━━ Material provided ━━

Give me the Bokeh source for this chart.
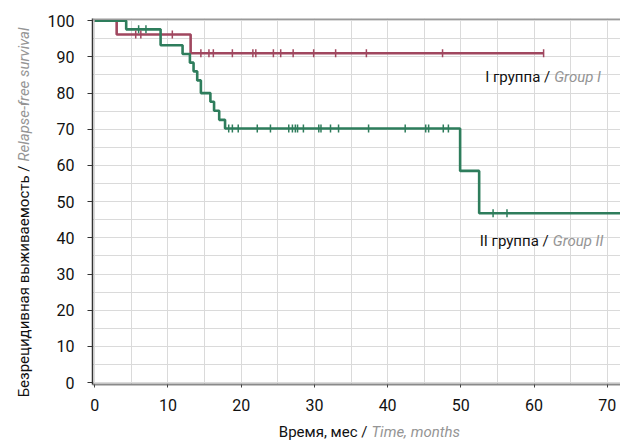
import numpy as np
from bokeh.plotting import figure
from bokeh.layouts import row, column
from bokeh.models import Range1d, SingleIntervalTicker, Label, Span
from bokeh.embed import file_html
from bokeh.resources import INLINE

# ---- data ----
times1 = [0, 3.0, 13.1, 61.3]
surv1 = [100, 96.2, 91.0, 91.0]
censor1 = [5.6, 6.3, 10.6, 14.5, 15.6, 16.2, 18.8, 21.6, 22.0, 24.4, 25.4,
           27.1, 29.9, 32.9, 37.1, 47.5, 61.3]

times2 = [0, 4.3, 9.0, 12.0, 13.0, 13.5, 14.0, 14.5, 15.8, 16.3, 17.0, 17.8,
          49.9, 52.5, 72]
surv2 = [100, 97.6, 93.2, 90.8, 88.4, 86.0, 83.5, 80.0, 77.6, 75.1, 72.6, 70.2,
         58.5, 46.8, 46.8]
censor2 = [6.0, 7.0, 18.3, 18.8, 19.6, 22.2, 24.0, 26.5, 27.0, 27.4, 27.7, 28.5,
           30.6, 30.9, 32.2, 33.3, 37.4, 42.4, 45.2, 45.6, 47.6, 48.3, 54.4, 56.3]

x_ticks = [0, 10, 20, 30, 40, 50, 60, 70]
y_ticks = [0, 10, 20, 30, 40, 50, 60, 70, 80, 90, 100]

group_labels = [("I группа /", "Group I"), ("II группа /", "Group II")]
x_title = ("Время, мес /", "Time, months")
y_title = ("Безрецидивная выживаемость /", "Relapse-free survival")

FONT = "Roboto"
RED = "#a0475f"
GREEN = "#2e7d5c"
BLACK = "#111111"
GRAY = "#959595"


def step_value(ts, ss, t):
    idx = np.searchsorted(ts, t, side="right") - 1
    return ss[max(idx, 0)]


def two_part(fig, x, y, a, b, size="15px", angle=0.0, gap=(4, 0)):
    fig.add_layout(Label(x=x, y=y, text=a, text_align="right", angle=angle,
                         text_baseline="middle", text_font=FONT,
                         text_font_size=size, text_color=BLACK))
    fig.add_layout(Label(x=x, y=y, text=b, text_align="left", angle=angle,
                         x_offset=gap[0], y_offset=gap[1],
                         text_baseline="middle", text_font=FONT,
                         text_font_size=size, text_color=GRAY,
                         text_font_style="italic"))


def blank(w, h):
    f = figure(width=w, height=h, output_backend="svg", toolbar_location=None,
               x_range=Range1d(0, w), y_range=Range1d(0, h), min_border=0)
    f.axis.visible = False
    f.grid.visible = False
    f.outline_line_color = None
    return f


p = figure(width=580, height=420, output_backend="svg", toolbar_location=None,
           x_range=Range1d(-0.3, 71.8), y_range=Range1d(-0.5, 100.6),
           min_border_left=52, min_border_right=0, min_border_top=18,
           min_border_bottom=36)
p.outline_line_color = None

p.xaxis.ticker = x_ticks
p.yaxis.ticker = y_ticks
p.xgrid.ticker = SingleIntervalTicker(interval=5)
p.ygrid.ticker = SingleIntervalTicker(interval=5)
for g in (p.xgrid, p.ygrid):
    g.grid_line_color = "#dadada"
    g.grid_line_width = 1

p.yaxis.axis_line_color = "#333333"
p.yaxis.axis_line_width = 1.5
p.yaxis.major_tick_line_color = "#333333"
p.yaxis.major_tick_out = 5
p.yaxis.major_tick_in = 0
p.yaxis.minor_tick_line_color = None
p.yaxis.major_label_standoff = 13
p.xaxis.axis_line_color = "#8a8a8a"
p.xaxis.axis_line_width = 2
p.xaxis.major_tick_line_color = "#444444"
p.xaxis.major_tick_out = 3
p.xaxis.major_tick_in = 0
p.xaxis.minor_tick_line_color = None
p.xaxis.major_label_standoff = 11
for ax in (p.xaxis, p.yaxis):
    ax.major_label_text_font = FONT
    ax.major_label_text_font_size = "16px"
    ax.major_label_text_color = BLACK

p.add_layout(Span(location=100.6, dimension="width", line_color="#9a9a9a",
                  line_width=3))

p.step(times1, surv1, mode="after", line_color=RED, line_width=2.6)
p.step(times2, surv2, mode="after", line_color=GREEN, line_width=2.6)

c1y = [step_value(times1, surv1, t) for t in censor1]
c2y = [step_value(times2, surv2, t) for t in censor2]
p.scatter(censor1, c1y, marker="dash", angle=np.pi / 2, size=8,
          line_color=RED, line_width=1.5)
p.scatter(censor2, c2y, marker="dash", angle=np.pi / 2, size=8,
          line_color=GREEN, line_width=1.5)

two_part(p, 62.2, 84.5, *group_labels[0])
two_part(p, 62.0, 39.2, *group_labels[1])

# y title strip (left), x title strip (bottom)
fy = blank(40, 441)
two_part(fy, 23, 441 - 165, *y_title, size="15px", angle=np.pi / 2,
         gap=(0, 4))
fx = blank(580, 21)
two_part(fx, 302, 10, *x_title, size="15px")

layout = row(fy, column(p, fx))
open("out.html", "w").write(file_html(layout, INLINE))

━━━

§ Aim of the exercise: Leave out the pictures. Transcribe only the lines above, from the first through the one that contains "27.1, 29.9, 32.9, 37.1, 47.5, 61.3]".

§ Solution to this exercise:
Give me the Bokeh source for this chart.
import numpy as np
from bokeh.plotting import figure
from bokeh.layouts import row, column
from bokeh.models import Range1d, SingleIntervalTicker, Label, Span
from bokeh.embed import file_html
from bokeh.resources import INLINE

# ---- data ----
times1 = [0, 3.0, 13.1, 61.3]
surv1 = [100, 96.2, 91.0, 91.0]
censor1 = [5.6, 6.3, 10.6, 14.5, 15.6, 16.2, 18.8, 21.6, 22.0, 24.4, 25.4,
           27.1, 29.9, 32.9, 37.1, 47.5, 61.3]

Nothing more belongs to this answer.